-------- Raw data --------

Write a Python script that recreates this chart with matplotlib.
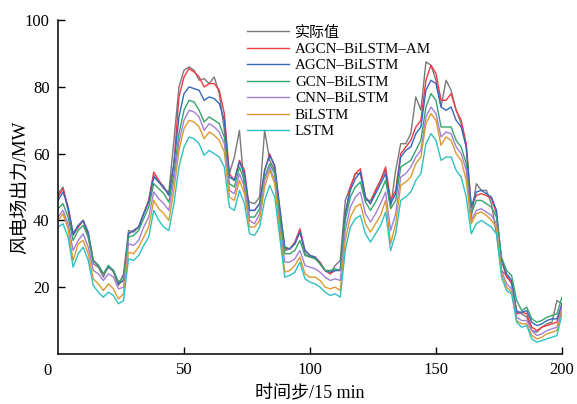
import numpy as np
import matplotlib
matplotlib.use('Agg')
import matplotlib.pyplot as plt

plt.rcParams['font.family'] = ['Liberation Serif', 'Noto Sans CJK SC']
plt.rcParams['mathtext.fontset'] = 'stix'

# time steps (every 2nd step of the 15 min series)
steps = np.arange(0, 201, 2)

actual = [48, 50, 43, 35.5, 38, 40, 35, 27, 26, 23,
          26.5, 24.5, 20.5, 24, 37, 36.5, 38, 42, 46, 53.5,
          51.5, 49.5, 48.5, 64, 80, 85, 86, 85, 82, 82.5,
          81, 83, 78, 67, 54, 59, 67, 49, 45.5, 45,
          47, 67, 58, 55, 40, 31, 31.5, 33, 37, 30,
          29, 29, 27, 25, 24, 26.5, 28, 46, 50, 54,
          54, 46, 46, 49, 52, 55, 44, 55, 63, 63,
          66, 77, 73, 87.5, 86.5, 82, 74, 82, 79, 73,
          69, 62, 41, 51, 49, 49, 45, 36, 25, 23.5,
          21, 13, 12, 11, 7, 6.5, 8, 9, 9.5, 16,
          15]

agcn_bilstm_am = [47, 49.5, 44, 36, 38, 40, 36, 28, 26.5, 24,
                  26, 25, 21, 22, 36, 37, 38, 42, 46, 54.5,
                  52, 50, 47.5, 57, 77, 83, 85.5, 84.5, 83, 80,
                  81, 81, 79, 72, 54, 52, 58, 55, 43, 43,
                  45, 55, 60, 56, 43, 31.5, 31.5, 33.5, 37.5, 31,
                  29.5, 29, 27.5, 25, 24, 25, 25, 42, 50, 54,
                  55.5, 47, 45, 49, 52, 56, 46, 49, 60, 62,
                  64, 68, 70, 82, 86.5, 84, 76, 76, 78, 73,
                  70, 63, 44, 47.5, 48, 47.5, 46.5, 42, 28, 23,
                  21.5, 12, 12.5, 12, 8, 7, 8, 8.5, 9, 9.5,
                  15]

agcn_bilstm = [46, 48.5, 44, 36, 38.5, 40, 36.5, 28, 26.5, 24,
               26, 25, 21, 22, 36, 37, 38, 42, 45.5, 53,
               51.5, 50, 47.5, 57, 71, 78, 80, 79.5, 79, 76,
               77, 76.5, 75, 70, 53, 52, 57.5, 54, 43, 43,
               45, 55, 59.5, 56.5, 44, 32, 31.5, 33, 36.5, 31,
               29.5, 29, 27, 25, 24.5, 25, 25, 42, 49, 52.5,
               54.5, 47, 45, 48, 51, 54, 45, 48, 59, 61,
               62, 66, 68, 79, 82, 81, 74, 73, 74, 70,
               68, 62, 44, 48.5, 49, 48, 47, 43, 28, 24,
               22, 12.5, 12.5, 13, 9.5, 8.5, 9, 10, 10.5, 10.5,
               15]

gcn_bilstm = [43.5, 45, 41, 34, 37, 38.5, 35, 28, 26.5, 24,
              26.5, 25, 21.5, 23, 35, 35.5, 37, 40.5, 44, 51,
              49.5, 48, 45.5, 54, 66, 73, 76, 75.5, 73, 69.5,
              71, 70, 69, 65, 51, 50, 56, 52, 41, 41,
              43.5, 53, 57, 54, 41, 30, 30, 31, 34, 29.5,
              29, 28.5, 27, 25, 25, 25.5, 25, 40, 47, 50,
              51.5, 45.5, 43, 45.5, 48.5, 52, 43.5, 46, 56, 57,
              58, 61, 64, 74, 78, 76, 68, 68, 68, 64,
              62, 57, 42, 46, 46, 45, 44, 41, 29, 25,
              23.5, 16, 13, 14, 10.5, 9.5, 10, 11, 11.5, 12,
              17]

cnn_bilstm = [41, 43, 39, 31, 34, 36, 32, 25, 24, 22,
              24, 23, 19.5, 20, 33, 32.5, 34, 38, 41, 48.5,
              46.5, 45, 43, 52, 63.5, 70, 73, 72.5, 71, 67,
              69, 68, 66.5, 63, 49, 48, 54, 50, 40, 39,
              42, 52, 56, 52, 38, 27.5, 27.5, 28.5, 31, 26.5,
              26, 25.5, 24.5, 23, 22, 22.5, 22, 37, 44, 47,
              48.5, 42, 39.5, 42, 45, 48.5, 37, 42, 53, 54,
              56, 59, 61, 71, 74, 72, 65, 66.5, 66, 62,
              60, 55, 40, 43, 43.5, 42.5, 41.5, 39, 25, 21,
              19.5, 11, 10, 10, 7, 5.5, 6, 7, 7.5, 8,
              14]

bilstm = [40, 42, 37.5, 28, 33, 34, 30, 22.5, 21, 19,
          21, 19.5, 16.5, 18, 30.5, 30, 32, 35, 38, 46,
          43.5, 42, 40, 49, 61, 67.5, 70, 69.5, 68, 64.5,
          66.5, 65.5, 64, 60.5, 47, 46, 52, 48, 38, 38,
          40, 50, 55, 51, 37, 24.5, 25, 26.5, 29, 24,
          23, 23, 22, 20, 19.5, 20, 19, 34, 41, 44,
          45, 39, 36.5, 39, 41.5, 46, 33, 39, 50.5, 51.5,
          53, 57, 59, 69, 72, 70, 62.5, 65, 64, 60,
          58, 52, 39, 42, 42.5, 41.5, 40, 38, 24, 20,
          18.5, 10, 9, 9, 5.5, 4.5, 5, 6, 6.5, 7,
          13]

lstm = [38, 39, 35, 26, 30, 32, 28, 20.5, 18.5, 17,
        18.5, 17.5, 15, 16, 28.5, 28, 29.5, 32.5, 35, 43,
        40, 38, 37, 45, 56, 62, 65, 64.5, 63, 59.5,
        61, 60, 59, 56, 44, 43, 49, 45, 36, 35.5,
        38, 46, 50.5, 47, 35, 23, 23.5, 24.5, 27.5, 22.5,
        21.5, 21, 20, 18.5, 17.5, 18, 17, 31, 38, 40.5,
        41.5, 36, 33.5, 36, 38.5, 42.5, 31, 36, 46, 47,
        48.5, 52, 54, 63, 66, 64, 58, 59, 59, 55,
        53, 47, 36, 39, 40, 39, 38, 36, 23, 19,
        18, 9.5, 8, 8.5, 4.5, 3.5, 4, 4.5, 5, 5.5,
        12]

labels = ['实际值', 'AGCN–BiLSTM–AM', 'AGCN–BiLSTM', 'GCN–BiLSTM',
          'CNN–BiLSTM', 'BiLSTM', 'LSTM']
colors = ['#7a7a7a', '#ee3b46', '#3568c0', '#35a46a', '#a47fd6', '#dc9a2e', '#2fc0c0']
series = [actual, agcn_bilstm_am, agcn_bilstm, gcn_bilstm, cnn_bilstm, bilstm, lstm]

fig = plt.figure(figsize=(5.77, 4.04), dpi=100)
ax = fig.add_axes([0.1005, 0.124, 0.8735, 0.826])

for s, c, lab in zip(series, colors, labels):
    ax.plot(steps, s, color=c, lw=1.0, label=lab)

ax.set_xlim(0, 200)
ax.set_ylim(0, 100)
ax.set_xticks([50, 100, 150, 200])
ax.set_yticks([20, 40, 60, 80, 100])
ax.tick_params(direction='in', length=5, width=1, labelsize=12, pad=6)
ax.annotate('0', xy=(0, 0), xycoords='data', xytext=(-10, -9),
            textcoords='offset pixels', ha='center', va='top', fontsize=12)
for sp in ['top', 'right']:
    ax.spines[sp].set_visible(False)
for sp in ['left', 'bottom']:
    ax.spines[sp].set_linewidth(1.1)

ax.set_xlabel('时间步/15 min', fontsize=13, labelpad=5)
ax.set_ylabel('风电场出力/MW', fontsize=13.5)
ax.yaxis.set_label_coords(-0.056, 0.5)

ax.legend(loc='upper left', bbox_to_anchor=(0.428, 0.937), bbox_transform=fig.transFigure,
          frameon=False, fontsize=10.8, handlelength=2.8, handletextpad=0.4,
          labelspacing=0.2, borderpad=0, borderaxespad=0)

fig.savefig('out.png', dpi=100)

--------

> [What to produce] Repeat the lines of the listing above verbatim, beginning at its first line and ending at the line containing "steps = np.arange(0, 201, 2)", which is included. Omit pictures.

> [Answer in full]
Write a Python script that recreates this chart with matplotlib.
import numpy as np
import matplotlib
matplotlib.use('Agg')
import matplotlib.pyplot as plt

plt.rcParams['font.family'] = ['Liberation Serif', 'Noto Sans CJK SC']
plt.rcParams['mathtext.fontset'] = 'stix'

# time steps (every 2nd step of the 15 min series)
steps = np.arange(0, 201, 2)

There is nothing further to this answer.